-- Source excerpt --
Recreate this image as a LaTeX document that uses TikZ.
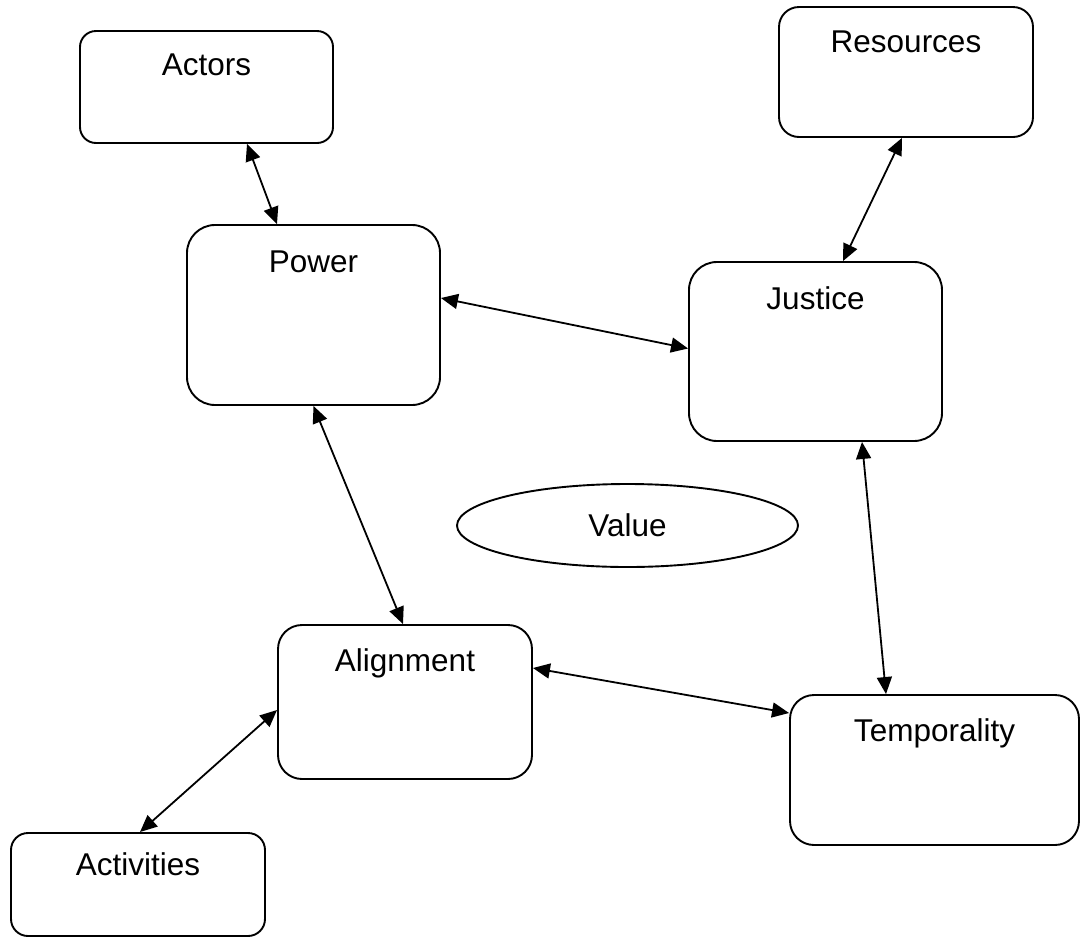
\documentclass[tikz,border=0pt]{standalone}
\usepackage{fontspec}
\setmainfont{Liberation Sans}
\usetikzlibrary{arrows.meta,shapes.geometric}

\tikzset{
  concept/.style={draw=black, line width=1.9pt, fill=white, inner sep=0pt},
  boxlabel/.style={anchor=base, yshift=-#1, font=\fontsize{31.5}{36}\selectfont, inner sep=0pt},
  link/.style={line width=1.8pt, {Triangle[length=17pt,width=15pt]}-{Triangle[length=17pt,width=15pt]}}
}

\begin{document}
\begin{tikzpicture}[x=1pt, y=-1pt]
  \useasboundingbox (0,0) rectangle (1080,938);

  % concept boxes
  \node[concept, rounded corners=16pt, minimum width=253pt, minimum height=112pt,
        label={[boxlabel=45pt]north:Actors}] (actors) at (206.5,87) {};
  \node[concept, rounded corners=20pt, minimum width=254pt, minimum height=130pt,
        label={[boxlabel=46pt]north:Resources}] (resources) at (906,72) {};
  \node[concept, rounded corners=28pt, minimum width=253pt, minimum height=180pt,
        label={[boxlabel=48pt]north:Power}] (power) at (313.5,315) {};
  \node[concept, rounded corners=28pt, minimum width=253pt, minimum height=179pt,
        label={[boxlabel=48pt]north:Justice}] (justice) at (815.5,351.5) {};
  \node[concept, rounded corners=24pt, minimum width=254pt, minimum height=154pt,
        label={[boxlabel=47pt]north:Alignment}] (alignment) at (405,702) {};
  \node[concept, rounded corners=24pt, minimum width=289pt, minimum height=150pt,
        label={[boxlabel=47pt]north:Temporality}] (temporality) at (934.5,770) {};
  \node[concept, rounded corners=17pt, minimum width=254pt, minimum height=103pt,
        label={[boxlabel=43pt]north:Activities}] (activities) at (138,884.5) {};

  % central ellipse
  \node[concept, ellipse, minimum width=341pt, minimum height=83pt,
        font=\fontsize{31.5}{36}\selectfont] (value) at (627.5,525.5) {Value};

  % two-way links
  \draw[link] ([xshift=40.5pt]actors.south) -- ([xshift=-36.5pt]power.north);
  \draw[link] ([xshift=-4pt]resources.south) -- ([xshift=27.5pt]justice.north);
  \draw[link] ([yshift=17pt]power.east) -- ([yshift=3pt]justice.west);
  \draw[link] (power.south) -- ([xshift=-2pt]alignment.north);
  \draw[link] ([xshift=46.5pt]justice.south) -- ([xshift=-48.5pt]temporality.north);
  \draw[link] ([yshift=34pt]alignment.east) -- ([yshift=57pt]temporality.west);
  \draw[link] ([yshift=-8pt]alignment.west) -- ([xshift=2pt]activities.north);
\end{tikzpicture}
\end{document}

-- Problem to solve --
Give all the lines above again, character for character, without pictures.

-- Answer for this exercise --
Recreate this image as a LaTeX document that uses TikZ.
\documentclass[tikz,border=0pt]{standalone}
\usepackage{fontspec}
\setmainfont{Liberation Sans}
\usetikzlibrary{arrows.meta,shapes.geometric}

\tikzset{
  concept/.style={draw=black, line width=1.9pt, fill=white, inner sep=0pt},
  boxlabel/.style={anchor=base, yshift=-#1, font=\fontsize{31.5}{36}\selectfont, inner sep=0pt},
  link/.style={line width=1.8pt, {Triangle[length=17pt,width=15pt]}-{Triangle[length=17pt,width=15pt]}}
}

\begin{document}
\begin{tikzpicture}[x=1pt, y=-1pt]
  \useasboundingbox (0,0) rectangle (1080,938);

  % concept boxes
  \node[concept, rounded corners=16pt, minimum width=253pt, minimum height=112pt,
        label={[boxlabel=45pt]north:Actors}] (actors) at (206.5,87) {};
  \node[concept, rounded corners=20pt, minimum width=254pt, minimum height=130pt,
        label={[boxlabel=46pt]north:Resources}] (resources) at (906,72) {};
  \node[concept, rounded corners=28pt, minimum width=253pt, minimum height=180pt,
        label={[boxlabel=48pt]north:Power}] (power) at (313.5,315) {};
  \node[concept, rounded corners=28pt, minimum width=253pt, minimum height=179pt,
        label={[boxlabel=48pt]north:Justice}] (justice) at (815.5,351.5) {};
  \node[concept, rounded corners=24pt, minimum width=254pt, minimum height=154pt,
        label={[boxlabel=47pt]north:Alignment}] (alignment) at (405,702) {};
  \node[concept, rounded corners=24pt, minimum width=289pt, minimum height=150pt,
        label={[boxlabel=47pt]north:Temporality}] (temporality) at (934.5,770) {};
  \node[concept, rounded corners=17pt, minimum width=254pt, minimum height=103pt,
        label={[boxlabel=43pt]north:Activities}] (activities) at (138,884.5) {};

  % central ellipse
  \node[concept, ellipse, minimum width=341pt, minimum height=83pt,
        font=\fontsize{31.5}{36}\selectfont] (value) at (627.5,525.5) {Value};

  % two-way links
  \draw[link] ([xshift=40.5pt]actors.south) -- ([xshift=-36.5pt]power.north);
  \draw[link] ([xshift=-4pt]resources.south) -- ([xshift=27.5pt]justice.north);
  \draw[link] ([yshift=17pt]power.east) -- ([yshift=3pt]justice.west);
  \draw[link] (power.south) -- ([xshift=-2pt]alignment.north);
  \draw[link] ([xshift=46.5pt]justice.south) -- ([xshift=-48.5pt]temporality.north);
  \draw[link] ([yshift=34pt]alignment.east) -- ([yshift=57pt]temporality.west);
  \draw[link] ([yshift=-8pt]alignment.west) -- ([xshift=2pt]activities.north);
\end{tikzpicture}
\end{document}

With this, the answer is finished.